Poems by Maureen A. Sherbondy

Excerpts



Maureen A. Sherbondy

Bio

Maureen A. Sherbondy received a B.A. degree from Rutgers University. Her poems have appeared in numerous publications, including European Judaism, Calyx, Feminist Studies, 13th Moon, Cairn, Comstock Review, Crucible, The Roanoke Review and the Raleigh News & Observer. Her poems have won first place in: The Deane Ritch Lomax Poetry Prize, The Lyricist Statewide Poetry Contest, and the Hart Crane Memorial Poetry Award from Kent State University.

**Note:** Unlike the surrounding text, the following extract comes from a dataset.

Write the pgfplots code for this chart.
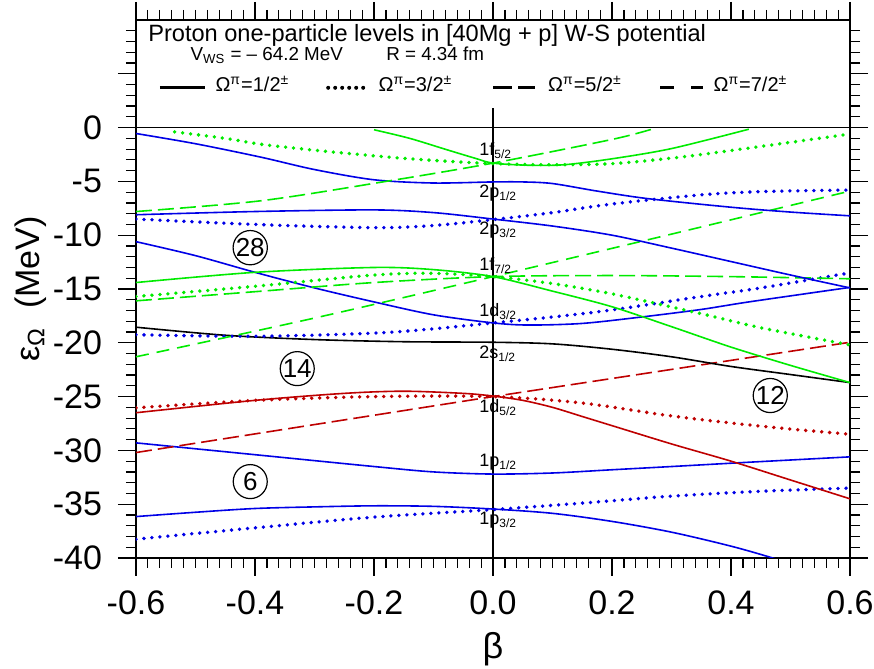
\documentclass[border=0pt]{standalone}
\usepackage{fontspec}
\setmainfont{Liberation Sans}
\usepackage{pgfplots}
\pgfplotsset{compat=1.18}
\definecolor{cblue}{RGB}{0,0,230}
\definecolor{cgreen}{RGB}{0,235,0}
\definecolor{cred}{RGB}{190,0,0}
\tikzset{
  om1/.style={line width=0.8pt},
  om3/.style={line width=1.9pt, line cap=round, dash pattern=on 0pt off 4pt},
  om5/.style={line width=0.8pt, dash pattern=on 8pt off 3pt},
  om7/.style={line width=0.8pt, dash pattern=on 6.5pt off 4pt},
}
\begin{document}
\begin{tikzpicture}
\begin{axis}[
  at={(68pt,55.5pt)}, anchor=south west,
  scale only axis, width=357pt, height=269pt,
  xmin=-0.6, xmax=0.6, ymin=-40, ymax=10,
  xtick={-0.6,-0.4,...,0.61}, minor x tick num=9,
  ytick={-40,-35,...,0}, minor ytick={-39,...,9},
  extra y ticks={5}, extra y tick labels={},
  tick align=outside, major tick length=9pt, minor tick length=5pt,
  /pgf/number format/assume math mode=true,
  tick label style={font=\fontsize{17}{19}\selectfont},
  xticklabel style={yshift=-4pt, /pgf/number format/.cd, fixed, fixed zerofill, precision=1},
  yticklabel style={xshift=-4.5pt},
  xlabel={β}, ylabel={ε\textsubscript{Ω}\ \ (MeV)},
  xlabel style={at={(axis description cs:0.5,-0.17)}, anchor=center, inner sep=0pt, font=\fontsize{18}{20}\selectfont},
  ylabel style={at={(axis description cs:-0.148,0.5)}, anchor=center, inner sep=0pt, font=\fontsize{17}{20}\selectfont},
  axis line style={line width=0.8pt},
  every tick/.style={black, line width=0.6pt},
]
% frame lines
\addplot[black, line width=0.6pt] coordinates {(-0.6,0) (0.6,0)};
\addplot[black, line width=0.6pt] coordinates {(0,-40) (0,1.85)};

% 1p3/2
\addplot[cblue, om1, smooth] coordinates {(-0.6,-36.15) (-0.5,-35.75) (-0.4,-35.4) (-0.3,-35.25) (-0.2,-35.15) (-0.1,-35.2) (0,-35.45) (0.1,-35.85) (0.2,-36.6) (0.3,-37.6) (0.4,-38.9) (0.47,-40.0) (0.5,-40.6)};
\addplot[cblue, om3, smooth] coordinates {(-0.6,-38.25) (-0.4,-37.2) (-0.2,-36.2) (0,-35.5) (0.15,-34.9) (0.3,-34.25) (0.45,-33.8) (0.6,-33.5)};
% 1p1/2
\addplot[cblue, om1, smooth] coordinates {(-0.6,-29.3) (-0.4,-30.4) (-0.2,-31.5) (-0.1,-32.0) (0,-32.2) (0.1,-32.1) (0.2,-31.8) (0.3,-31.5) (0.43,-31.1) (0.6,-30.6)};
% 1d5/2
\addplot[cred, om1, smooth] coordinates {(-0.6,-26.5) (-0.4,-25.35) (-0.25,-24.7) (-0.15,-24.5) (-0.05,-24.7) (0,-24.95) (0.05,-25.35) (0.1,-26.0) (0.15,-26.85) (0.2,-27.7) (0.3,-29.4) (0.4,-31.0) (0.5,-32.75) (0.6,-34.5)};
\addplot[cred, om3, smooth] coordinates {(-0.6,-26.05) (-0.4,-25.35) (-0.2,-25.0) (0,-25.0) (0.15,-25.6) (0.3,-26.8) (0.45,-27.75) (0.6,-28.5)};
\addplot[cred, om5] coordinates {(-0.6,-30.2) (0,-25.0) (0.6,-19.95)};
% 2s1/2
\addplot[black, om1, smooth] coordinates {(-0.6,-18.55) (-0.45,-19.3) (-0.3,-19.7) (-0.15,-19.9) (0,-19.95) (0.1,-20.1) (0.2,-20.6) (0.3,-21.3) (0.4,-22.2) (0.5,-22.95) (0.6,-23.7)};
% 1d3/2
\addplot[cblue, om1, smooth] coordinates {(-0.6,-10.6) (-0.5,-11.9) (-0.4,-13.45) (-0.3,-14.9) (-0.2,-16.2) (-0.1,-17.4) (0,-18.15) (0.06,-18.35) (0.15,-18.2) (0.25,-17.6) (0.35,-16.9) (0.43,-16.2) (0.6,-14.85)};
\addplot[cblue, om3, smooth] coordinates {(-0.6,-19.25) (-0.4,-19.4) (-0.2,-19.1) (-0.1,-18.7) (0,-18.15) (0.1,-17.6) (0.2,-16.95) (0.35,-15.7) (0.45,-14.9) (0.6,-13.5)};
% 1f7/2
\addplot[cgreen, om1, smooth] coordinates {(-0.6,-14.4) (-0.4,-13.45) (-0.2,-13.0) (-0.1,-13.2) (0,-13.85) (0.1,-15.2) (0.2,-16.65) (0.3,-18.5) (0.4,-20.4) (0.5,-22.1) (0.6,-23.7)};
\addplot[cgreen, om3, smooth] coordinates {(-0.6,-15.7) (-0.4,-14.75) (-0.2,-13.7) (-0.1,-13.55) (0,-13.85) (0.1,-14.5) (0.2,-15.45) (0.35,-17.3) (0.45,-18.6) (0.6,-20.2)};
\addplot[cgreen, om5, smooth] coordinates {(-0.6,-16.1) (-0.4,-15.25) (-0.2,-14.4) (0,-13.85) (0.2,-13.75) (0.4,-13.85) (0.6,-14.05)};
\addplot[cgreen, om7, smooth] coordinates {(-0.6,-21.3) (-0.3,-17.7) (0,-13.85) (0.3,-9.9) (0.6,-5.9)};
% 2p3/2
\addplot[cblue, om1, smooth] coordinates {(-0.6,-8.1) (-0.4,-7.8) (-0.2,-7.65) (-0.1,-7.9) (0,-8.5) (0.1,-9.15) (0.2,-10.0) (0.3,-11.2) (0.4,-12.45) (0.5,-13.7) (0.6,-14.9)};
\addplot[cblue, om3, smooth] coordinates {(-0.6,-8.5) (-0.4,-9.0) (-0.2,-9.3) (-0.1,-9.1) (0,-8.55) (0.1,-7.9) (0.2,-7.1) (0.35,-6.25) (0.45,-5.95) (0.6,-5.8)};
% 2p1/2
\addplot[cblue, om1, smooth] coordinates {(-0.6,-0.55) (-0.5,-1.5) (-0.39,-2.75) (-0.3,-3.9) (-0.2,-4.85) (-0.1,-5.15) (0,-5.05) (0.05,-5.05) (0.1,-5.2) (0.175,-5.9) (0.26,-6.6) (0.4,-7.4) (0.5,-7.85) (0.6,-8.2)};
% 1f5/2
\addplot[cgreen, om1, smooth] coordinates {(-0.2,-0.2) (-0.14,-1.0) (-0.078,-2.05) (-0.03,-2.85) (0,-3.3) (0.06,-3.5) (0.12,-3.45) (0.2,-2.9) (0.3,-1.95) (0.43,-0.15)};
\addplot[cgreen, om3, smooth] coordinates {(-0.535,-0.4) (-0.45,-1.0) (-0.39,-1.55) (-0.3,-2.1) (-0.185,-2.7) (-0.1,-3.05) (0,-3.35) (0.1,-3.45) (0.2,-3.35) (0.314,-2.75) (0.45,-1.75) (0.6,-0.6)};
\addplot[cgreen, om5, smooth] coordinates {(-0.6,-7.8) (-0.39,-6.8) (-0.18,-5.0) (0,-3.3) (0.2,-1.1) (0.27,-0.1)};

% legend samples
\addplot[black, line width=1.5pt] coordinates {(-0.56,3.7) (-0.484,3.7)};
\addplot[black, line width=2pt, line cap=round, dash pattern=on 0pt off 3.5pt] coordinates {(-0.277,3.7) (-0.207,3.7)};
\addplot[black, line width=1.5pt, dash pattern=on 9.5pt off 3pt] coordinates {(0.0,3.7) (0.071,3.7)};
\addplot[black, line width=1.5pt, dash pattern=on 7pt off 8.5pt] coordinates {(0.281,3.7) (0.353,3.7)};

% header texts
\node[anchor=base west, font=\fontsize{11.8}{13}\selectfont, inner sep=0pt] at (axis cs:-0.58,8.0) {Proton one-particle levels in [40Mg + p] W-S potential};
\node[anchor=base west, font=\fontsize{9.4}{11}\selectfont, inner sep=0pt] at (axis cs:-0.509,6.2) {V\textsubscript{WS} = – 64.2 MeV};
\node[anchor=base west, font=\fontsize{9.4}{11}\selectfont, inner sep=0pt] at (axis cs:-0.18,6.2) {R = 4.34 fm};
\begin{scope}[every node/.style={anchor=base west, inner sep=0pt, font=\fontsize{10}{11}\selectfont}]
\node at (axis cs:-0.467,3.35) {Ω\textsuperscript{π}=1/2\textsuperscript{±}};
\node at (axis cs:-0.193,3.35) {Ω\textsuperscript{π}=3/2\textsuperscript{±}};
\node at (axis cs:0.092,3.35) {Ω\textsuperscript{π}=5/2\textsuperscript{±}};
\node at (axis cs:0.37,3.35) {Ω\textsuperscript{π}=7/2\textsuperscript{±}};
\end{scope}

% orbital labels
\begin{scope}[every node/.style={anchor=base west, inner sep=0pt, font=\fontsize{9}{10}\selectfont}]
\node at (axis cs:-0.0235,-2.6) {1f\textsubscript{5/2}};
\node at (axis cs:-0.0235,-6.5) {2p\textsubscript{1/2}};
\node at (axis cs:-0.0235,-9.95) {2p\textsubscript{3/2}};
\node at (axis cs:-0.0235,-13.3) {1f\textsubscript{7/2}};
\node at (axis cs:-0.0235,-17.6) {1d\textsubscript{3/2}};
\node at (axis cs:-0.0235,-21.5) {2s\textsubscript{1/2}};
\node at (axis cs:-0.0235,-26.5) {1d\textsubscript{5/2}};
\node at (axis cs:-0.0235,-31.5) {1p\textsubscript{1/2}};
\node at (axis cs:-0.0235,-36.9) {1p\textsubscript{3/2}};
\end{scope}

% magic numbers
\begin{scope}[every node/.style={draw, circle, line width=0.6pt, minimum size=17pt, inner sep=0pt, font=\fontsize{13}{15}\selectfont}]
\node at (axis cs:-0.408,-11.16) {28};
\node at (axis cs:-0.329,-22.4) {14};
\node at (axis cs:-0.408,-32.9) {6};
\node at (axis cs:0.466,-24.9) {12};
\end{scope}
\end{axis}
\pgfresetboundingbox
\path[use as bounding box] (0,0) rectangle (437pt,334.5pt);
\end{tikzpicture}
\end{document}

A short story was selected as a runner-up in the William Faulkner—William Wisdom Contest. Her fiction was recently nominated for a Pushcart Prize. Main Street Rag published her first book, After the Fairy Tale, in 2007. Praying at Coffee Shops was published in 2008. Her short story collection, The Slow Vanishing, was released in 2009. Visit her at www.maureensherbondy.com.

Reviews

“Maureen A. Sherbondy‘s Weary Blues resonates and haunts like any lyrical piece you can’t get out of your head. This is a musical poet who compellingly voices the complex strains of love, grief and survival. Her intimate and darkly memorable poems echo with regret for what breaks our hearts and spirits, but these brave poems also reverberate with stubborn hope. In her latest collection she reminds us with graceful insights and unforgettable images of the restorative power of letting go, of honoring the present in order to move more strongly forward.”
Linda Lee Harper, Toward Desire and Kiss Kiss

"Maureen A. Sherbondy's poems are straightforward, honest, and intuitive. While reading, one cannot help but pause and reflect upon life's many choices and consequences. Weary Blues, despite its melancholy, does not drag the reader into depression. Rather, each struggle has an underlying tone of salvation that leaves one wondering."
Alexis Czencz Belluzzi, Practicing Distance

"These private poems, made public, reveal our private selves. Whether we experience— experience rather than "read about"—a parent who must watch her son encounter the darkness of depression, or a girl accompanying her mother to a disappointing reading from a fortune teller, we intimately encounter not the author or even the characters, but ourselves, the self for which we thought there were no words. Sherbondy intercedes for us in the great battle we all face, the one far off, down deep, thereby showing us the victory we had begun to believe was too far off, too deep down, to achieve."